Imagine you get the expected result of one win and one loss and had staked 5%: you'll end up with 1.055×0.95=1.002 wealth. If you had picked a 50% stake, you'd be sitting at 1.55×0.5=0.775 wealth instead, since the loss more than erases your winnings.

The unstated contrast is to models where e.g. there are only a limited number of investment opportunities, losses aren't total, or there are capital infusions.




Apologies for the confusion but I was talking about Samuelson's argument against the Kelly criterion.

If I was to make one gamble per day and wanted to maximise my profit after 50 years, I don't know if I'd use the Kelly criterion. I need to think about it.


If you just want to maximise the average amount of money that you end up with then you should bet your entire fortune every day. Of course you will be bankrupt if you ever lose your bet, which is very likely over the course of 50 years. But in the ridiculously unlikely event that you won every bet your fortune would be even more ridiculously large. So the average amount of money would be very large, even though you would very probably be bankrupt.

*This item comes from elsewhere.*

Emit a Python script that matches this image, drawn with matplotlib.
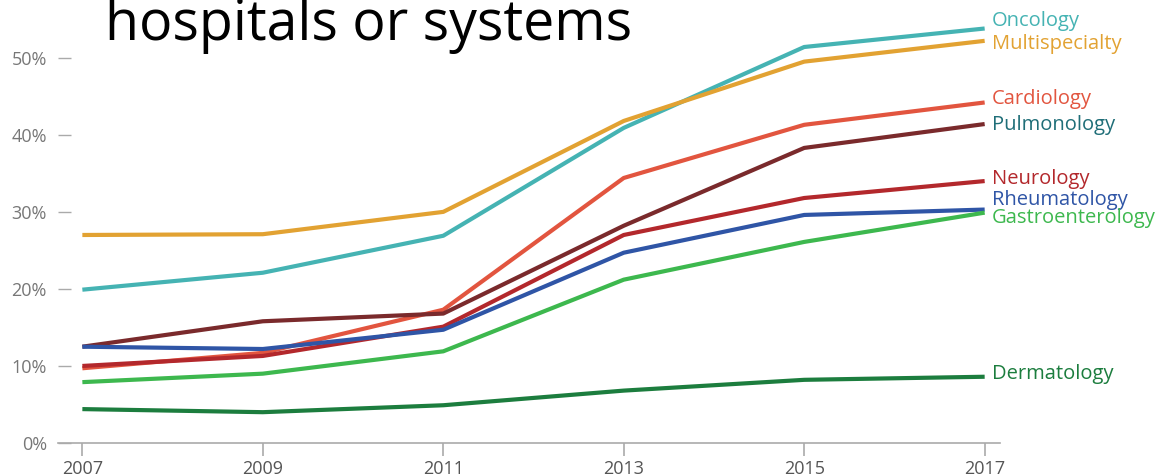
import matplotlib
matplotlib.use("Agg")
import matplotlib.pyplot as plt

years = [2007, 2009, 2011, 2013, 2015, 2017]
names = ["Oncology", "Multispecialty", "Cardiology", "Pulmonology",
         "Neurology", "Rheumatology", "Gastroenterology", "Dermatology"]
oncology = [19.9, 22.1, 26.9, 40.9, 51.4, 53.8]
multispecialty = [27.0, 27.1, 30.0, 41.8, 49.5, 52.2]
cardiology = [9.7, 11.7, 17.3, 34.4, 41.3, 44.2]
pulmonology = [12.5, 15.8, 16.8, 28.2, 38.3, 41.4]
neurology = [10.0, 11.3, 15.1, 27.0, 31.8, 34.0]
rheumatology = [12.5, 12.2, 14.7, 24.7, 29.6, 30.3]
gastroenterology = [7.9, 9.0, 11.9, 21.2, 26.1, 29.9]
dermatology = [4.4, 4.0, 4.9, 6.8, 8.2, 8.6]
series = [oncology, multispecialty, cardiology, pulmonology,
          neurology, rheumatology, gastroenterology, dermatology]
yticks = [0, 10, 20, 30, 40, 50]

line_colors = ["#45b3b3", "#e2a232", "#e2553f", "#7a2a2c",
               "#b3282c", "#2f55a6", "#3db84e", "#1c7d3e"]
label_colors = ["#45b3b3", "#e2a232", "#e2553f", "#1f6e78",
                "#b3282c", "#2f55a6", "#3db84e", "#1c7d3e"]
# label shift in pixels (up is positive), to keep the labels apart
label_dy = [8, -3, 3, -1, 2, 10, -5, 3]

fig = plt.figure(figsize=(11.63, 4.76), dpi=100)
ax = fig.add_axes([58/1163, 33/476, (1000-58)/1163, 1 - 33/476])

for vals, lc, tc, dy, name in zip(series, line_colors, label_colors, label_dy, names):
    ax.plot(years, vals, color=lc, lw=3, solid_capstyle="butt")
    ax.annotate(name, (years[-1], vals[-1]), xytext=(7, dy),
                textcoords="offset pixels", color=tc, fontsize=14.5,
                family="Open Sans", va="center", ha="left",
                annotation_clip=False)

ax.set_xlim(2006.73, 2017.17)
ax.set_ylim(0, 57.5)
ax.set_xticks(years)
ax.set_xticklabels([str(y) for y in years])
ax.set_yticks(yticks)
ax.set_yticklabels([f"{v}%" for v in yticks])

for s in ["top", "right", "left"]:
    ax.spines[s].set_visible(False)
ax.spines["bottom"].set_color("#aaaaaa")
ax.spines["bottom"].set_linewidth(1.2)
ax.tick_params(axis="x", direction="out", length=9, width=1.2, color="#aaaaaa",
               labelsize=13, labelcolor="#555555", pad=3)
ax.tick_params(axis="y", direction="in", length=9, width=1.0, color="#aaaaaa",
               labelsize=13, labelcolor="#777777", pad=8)
for lab in ax.get_xticklabels() + ax.get_yticklabels():
    lab.set_family("Open Sans")

fig.text(105/1163, 1 - 40/476, "hospitals or systems", fontsize=40,
         family="Open Sans", color="black", va="baseline", ha="left")

fig.savefig("out.png", dpi=100)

I see. What if I wanted to maximise the expected profit, given that the chance of bankruptcy should not exceed 1%? Does that sort of problem become difficult to solve?


Just always keep a cent in reserve. Then you can never go bankrupt and your average winnings are barely affected.


That's a good point.

Sorry for the late reply (don't know if you'll see this!) but I happened to be thinking about this again and the question popped into my head: what if I wanted to maximise a specific percentile (e.g. the 5th percentile) of my total winnings?


Fixing the percentile seems akin to the gambler's fallacy: since losses below a certain point don't matter, you just have to bet everything when you fall off, like you would if you thought after a big loss streak you were "owed" a win.